Agentless🐱: an agentless approach to automatically solve software development problems
MIT License
663 stars 71 forks source link

Result of Localization #21

Open GCVulnerability opened 1 month ago

GCVulnerability commented 1 month ago

Hi, Agentless is an amazing work. I notice that '% Correct Location' is mentioned in the paper. I'm really interested in the Fault Location of SWE-bench. So can you please provide the ground truth of SWE-bench lite and the evaluation code?

brutalsavage commented 1 month ago

Thanks for the question, we will release that soon!

yorhaha commented 3 weeks ago

Thanks for the question, we will release that soon!

Could you please give an approximate release time? Otherwise, we will consider implementing our own evaluation code.

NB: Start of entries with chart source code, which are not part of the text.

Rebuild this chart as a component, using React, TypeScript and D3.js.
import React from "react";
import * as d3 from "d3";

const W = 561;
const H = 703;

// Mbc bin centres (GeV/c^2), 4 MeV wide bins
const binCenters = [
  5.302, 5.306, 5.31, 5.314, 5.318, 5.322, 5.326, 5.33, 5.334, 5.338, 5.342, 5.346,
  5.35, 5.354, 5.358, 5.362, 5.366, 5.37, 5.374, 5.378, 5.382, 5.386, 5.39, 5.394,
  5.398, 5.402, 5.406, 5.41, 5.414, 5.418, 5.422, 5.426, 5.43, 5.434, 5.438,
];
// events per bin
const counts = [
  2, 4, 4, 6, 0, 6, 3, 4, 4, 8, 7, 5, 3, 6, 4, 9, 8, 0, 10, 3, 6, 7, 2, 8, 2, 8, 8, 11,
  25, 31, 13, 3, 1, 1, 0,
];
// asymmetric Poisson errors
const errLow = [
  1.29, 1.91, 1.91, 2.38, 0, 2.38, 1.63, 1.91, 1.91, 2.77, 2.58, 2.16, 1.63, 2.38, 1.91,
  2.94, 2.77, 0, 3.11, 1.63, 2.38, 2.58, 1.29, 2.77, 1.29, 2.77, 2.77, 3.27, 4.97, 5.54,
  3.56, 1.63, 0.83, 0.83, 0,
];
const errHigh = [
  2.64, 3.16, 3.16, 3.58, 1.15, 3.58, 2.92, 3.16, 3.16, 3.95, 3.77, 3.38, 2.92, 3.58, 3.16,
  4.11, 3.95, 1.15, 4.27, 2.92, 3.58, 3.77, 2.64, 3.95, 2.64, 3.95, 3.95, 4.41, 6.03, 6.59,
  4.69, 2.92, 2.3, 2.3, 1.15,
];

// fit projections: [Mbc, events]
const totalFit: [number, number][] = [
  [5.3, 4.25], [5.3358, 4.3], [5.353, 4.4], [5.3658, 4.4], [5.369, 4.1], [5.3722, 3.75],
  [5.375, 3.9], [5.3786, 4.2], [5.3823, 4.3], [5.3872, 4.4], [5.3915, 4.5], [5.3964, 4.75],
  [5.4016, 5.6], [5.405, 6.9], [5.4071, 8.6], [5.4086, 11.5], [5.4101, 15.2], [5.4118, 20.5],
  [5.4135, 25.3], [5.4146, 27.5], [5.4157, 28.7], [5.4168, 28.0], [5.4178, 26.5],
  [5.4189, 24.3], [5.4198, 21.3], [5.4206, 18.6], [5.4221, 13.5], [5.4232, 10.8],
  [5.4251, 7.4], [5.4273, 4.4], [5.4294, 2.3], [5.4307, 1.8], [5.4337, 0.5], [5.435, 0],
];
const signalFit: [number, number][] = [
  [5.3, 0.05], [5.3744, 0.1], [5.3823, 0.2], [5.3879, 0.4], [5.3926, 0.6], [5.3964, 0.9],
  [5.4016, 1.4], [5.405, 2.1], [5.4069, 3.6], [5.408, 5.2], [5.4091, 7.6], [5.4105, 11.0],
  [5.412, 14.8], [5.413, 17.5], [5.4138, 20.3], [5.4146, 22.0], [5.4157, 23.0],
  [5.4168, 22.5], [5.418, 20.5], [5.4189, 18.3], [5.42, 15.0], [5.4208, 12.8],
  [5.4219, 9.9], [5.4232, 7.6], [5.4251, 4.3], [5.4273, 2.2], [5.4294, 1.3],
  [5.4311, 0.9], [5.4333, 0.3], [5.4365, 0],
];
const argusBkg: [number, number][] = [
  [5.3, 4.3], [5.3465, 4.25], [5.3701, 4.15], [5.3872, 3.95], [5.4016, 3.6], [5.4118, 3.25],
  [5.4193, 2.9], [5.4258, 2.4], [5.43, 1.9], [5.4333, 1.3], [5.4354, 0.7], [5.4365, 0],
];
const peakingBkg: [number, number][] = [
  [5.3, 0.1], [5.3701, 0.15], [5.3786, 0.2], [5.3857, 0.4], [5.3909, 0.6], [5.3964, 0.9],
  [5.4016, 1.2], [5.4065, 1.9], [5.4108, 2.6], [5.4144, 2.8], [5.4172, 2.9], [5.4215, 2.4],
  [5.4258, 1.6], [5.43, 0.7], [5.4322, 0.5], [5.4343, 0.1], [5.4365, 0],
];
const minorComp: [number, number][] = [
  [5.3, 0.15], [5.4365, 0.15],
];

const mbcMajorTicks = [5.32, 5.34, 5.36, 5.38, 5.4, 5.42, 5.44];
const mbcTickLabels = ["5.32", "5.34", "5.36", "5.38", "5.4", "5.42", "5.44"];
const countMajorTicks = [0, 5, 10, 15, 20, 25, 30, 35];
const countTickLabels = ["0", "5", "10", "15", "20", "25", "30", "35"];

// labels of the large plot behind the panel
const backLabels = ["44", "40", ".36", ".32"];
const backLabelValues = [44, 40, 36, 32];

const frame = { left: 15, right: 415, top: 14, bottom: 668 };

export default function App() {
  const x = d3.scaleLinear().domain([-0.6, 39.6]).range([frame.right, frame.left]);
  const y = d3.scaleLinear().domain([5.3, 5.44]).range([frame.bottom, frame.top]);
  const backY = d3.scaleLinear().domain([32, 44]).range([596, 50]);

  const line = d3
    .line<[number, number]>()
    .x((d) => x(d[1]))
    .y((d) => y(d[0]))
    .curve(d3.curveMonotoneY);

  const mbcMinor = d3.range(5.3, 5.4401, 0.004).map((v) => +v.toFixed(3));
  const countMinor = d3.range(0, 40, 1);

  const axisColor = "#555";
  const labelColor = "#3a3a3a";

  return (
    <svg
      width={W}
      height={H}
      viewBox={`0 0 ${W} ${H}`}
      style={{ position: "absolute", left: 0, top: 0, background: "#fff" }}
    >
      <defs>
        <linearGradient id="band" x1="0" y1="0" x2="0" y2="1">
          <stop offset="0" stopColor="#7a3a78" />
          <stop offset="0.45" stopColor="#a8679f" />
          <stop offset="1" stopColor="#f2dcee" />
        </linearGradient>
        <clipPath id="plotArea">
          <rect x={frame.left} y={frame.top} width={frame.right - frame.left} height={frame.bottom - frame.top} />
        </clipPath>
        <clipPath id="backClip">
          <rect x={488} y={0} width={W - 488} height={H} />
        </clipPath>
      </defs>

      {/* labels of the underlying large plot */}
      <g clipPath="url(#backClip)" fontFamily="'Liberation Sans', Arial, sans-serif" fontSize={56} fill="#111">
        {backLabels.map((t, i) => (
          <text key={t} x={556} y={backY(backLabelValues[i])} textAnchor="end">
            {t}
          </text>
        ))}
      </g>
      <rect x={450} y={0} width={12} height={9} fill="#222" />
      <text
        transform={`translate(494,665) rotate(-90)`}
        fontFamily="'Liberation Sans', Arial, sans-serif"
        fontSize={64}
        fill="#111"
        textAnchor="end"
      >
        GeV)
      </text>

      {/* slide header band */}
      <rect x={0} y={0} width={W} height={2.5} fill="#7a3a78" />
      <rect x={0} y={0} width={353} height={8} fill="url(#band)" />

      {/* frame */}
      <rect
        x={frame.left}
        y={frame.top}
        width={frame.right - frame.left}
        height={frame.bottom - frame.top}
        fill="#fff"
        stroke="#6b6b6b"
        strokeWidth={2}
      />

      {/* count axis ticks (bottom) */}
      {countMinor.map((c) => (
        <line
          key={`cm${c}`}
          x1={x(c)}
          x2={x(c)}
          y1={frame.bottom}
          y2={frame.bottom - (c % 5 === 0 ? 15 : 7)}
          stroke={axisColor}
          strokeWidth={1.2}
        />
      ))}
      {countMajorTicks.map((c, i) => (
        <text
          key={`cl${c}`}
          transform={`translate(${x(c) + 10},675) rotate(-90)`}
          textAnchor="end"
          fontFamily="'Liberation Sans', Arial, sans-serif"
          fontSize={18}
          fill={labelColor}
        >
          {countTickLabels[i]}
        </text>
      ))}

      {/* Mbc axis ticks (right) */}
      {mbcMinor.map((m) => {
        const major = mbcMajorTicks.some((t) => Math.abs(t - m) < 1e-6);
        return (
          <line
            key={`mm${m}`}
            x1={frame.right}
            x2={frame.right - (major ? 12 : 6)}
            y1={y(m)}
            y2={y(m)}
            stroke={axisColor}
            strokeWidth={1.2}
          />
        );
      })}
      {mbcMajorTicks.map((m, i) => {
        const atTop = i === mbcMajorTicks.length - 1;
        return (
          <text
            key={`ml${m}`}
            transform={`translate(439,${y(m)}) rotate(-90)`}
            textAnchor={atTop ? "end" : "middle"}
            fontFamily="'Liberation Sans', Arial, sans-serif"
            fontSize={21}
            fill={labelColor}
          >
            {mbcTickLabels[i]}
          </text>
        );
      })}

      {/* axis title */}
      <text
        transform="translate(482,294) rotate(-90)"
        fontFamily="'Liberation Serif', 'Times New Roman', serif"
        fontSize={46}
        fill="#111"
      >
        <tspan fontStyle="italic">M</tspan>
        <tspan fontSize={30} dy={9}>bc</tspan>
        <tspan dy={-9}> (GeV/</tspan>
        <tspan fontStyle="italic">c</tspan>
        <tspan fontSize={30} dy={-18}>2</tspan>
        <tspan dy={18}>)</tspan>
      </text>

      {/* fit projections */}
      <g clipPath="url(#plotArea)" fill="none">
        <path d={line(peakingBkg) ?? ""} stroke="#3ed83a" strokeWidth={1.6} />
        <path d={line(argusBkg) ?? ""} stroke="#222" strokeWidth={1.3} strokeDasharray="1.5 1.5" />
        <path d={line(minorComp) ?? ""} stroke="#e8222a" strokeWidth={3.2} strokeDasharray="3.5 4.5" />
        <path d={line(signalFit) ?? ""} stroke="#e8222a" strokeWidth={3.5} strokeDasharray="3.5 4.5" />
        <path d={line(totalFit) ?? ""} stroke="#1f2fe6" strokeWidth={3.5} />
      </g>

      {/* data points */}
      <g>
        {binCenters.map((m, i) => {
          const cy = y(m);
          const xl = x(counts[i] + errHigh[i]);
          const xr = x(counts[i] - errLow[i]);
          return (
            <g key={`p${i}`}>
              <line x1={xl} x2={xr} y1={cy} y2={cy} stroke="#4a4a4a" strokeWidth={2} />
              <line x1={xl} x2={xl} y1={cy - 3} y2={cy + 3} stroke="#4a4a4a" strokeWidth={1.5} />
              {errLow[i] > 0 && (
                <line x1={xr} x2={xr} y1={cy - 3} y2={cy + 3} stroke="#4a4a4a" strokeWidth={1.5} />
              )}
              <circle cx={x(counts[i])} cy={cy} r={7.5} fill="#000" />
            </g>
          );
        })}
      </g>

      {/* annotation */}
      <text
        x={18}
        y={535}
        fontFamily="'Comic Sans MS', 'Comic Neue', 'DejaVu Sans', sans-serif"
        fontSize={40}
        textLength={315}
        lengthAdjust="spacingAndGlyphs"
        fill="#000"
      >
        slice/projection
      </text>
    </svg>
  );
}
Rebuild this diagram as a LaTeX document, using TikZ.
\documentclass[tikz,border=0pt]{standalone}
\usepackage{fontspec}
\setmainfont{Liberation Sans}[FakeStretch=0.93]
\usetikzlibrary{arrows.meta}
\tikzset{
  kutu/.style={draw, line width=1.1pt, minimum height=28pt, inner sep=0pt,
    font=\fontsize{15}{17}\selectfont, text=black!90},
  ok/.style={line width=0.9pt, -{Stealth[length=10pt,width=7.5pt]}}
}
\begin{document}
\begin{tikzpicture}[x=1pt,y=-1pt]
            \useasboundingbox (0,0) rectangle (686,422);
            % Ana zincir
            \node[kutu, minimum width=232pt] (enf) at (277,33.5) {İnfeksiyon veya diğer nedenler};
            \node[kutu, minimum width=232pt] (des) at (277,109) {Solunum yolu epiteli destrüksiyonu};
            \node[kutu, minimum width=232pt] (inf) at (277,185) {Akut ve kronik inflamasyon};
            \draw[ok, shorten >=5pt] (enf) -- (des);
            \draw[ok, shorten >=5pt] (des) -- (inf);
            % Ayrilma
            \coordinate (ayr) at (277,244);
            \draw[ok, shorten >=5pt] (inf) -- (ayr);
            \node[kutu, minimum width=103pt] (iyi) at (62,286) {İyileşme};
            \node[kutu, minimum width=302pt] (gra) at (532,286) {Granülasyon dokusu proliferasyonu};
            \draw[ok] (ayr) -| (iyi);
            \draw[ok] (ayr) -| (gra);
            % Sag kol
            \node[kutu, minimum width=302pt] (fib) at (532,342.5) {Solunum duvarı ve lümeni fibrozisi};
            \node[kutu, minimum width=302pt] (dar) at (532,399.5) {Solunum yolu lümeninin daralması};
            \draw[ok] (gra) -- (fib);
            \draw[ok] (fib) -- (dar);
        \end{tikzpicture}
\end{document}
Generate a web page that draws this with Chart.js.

But this may lead to differences in our results.

Thanks for your work.

yorhaha commented 3 weeks ago

Also, may I ask if you calculate recall value based on the final generated patch and the ground truth patch? (without considering the code retrieved during the intermediate process before generating the patch)

brutalsavage commented 3 weeks ago

Could you please give an approximate release time?

Our hope is sometime this week or early next week

calculate recall value

Not totally sure what you mean, can you please elaborate a bit more?

yorhaha commented 3 weeks ago

By recall value (used in SWE-bench paper), I want to mean "% Correct Location" in your paper. But after reading your paper carefully, now I think the two concepts are different.

Recall value measures the performance of RAG in SWE-bench paper. I am confused by the meaning of "% Correct Location", which encourages more code changes (to cover ground truth patch)?

brutalsavage commented 3 weeks ago

right so in our paper "% Correct Location" measure the percentage of time the patch edits the location as the groundtruth developer patch. We count it as the correct location if the patch edits a superset of all the locations. For example if its the function granularity, if a patch edits func1 and func2 but the groundtruth patch edits only func1 we still count it as correct. You can see Section 3 in the paper for more detail

yorhaha commented 3 weeks ago

Thanks for your explanation! I have got it.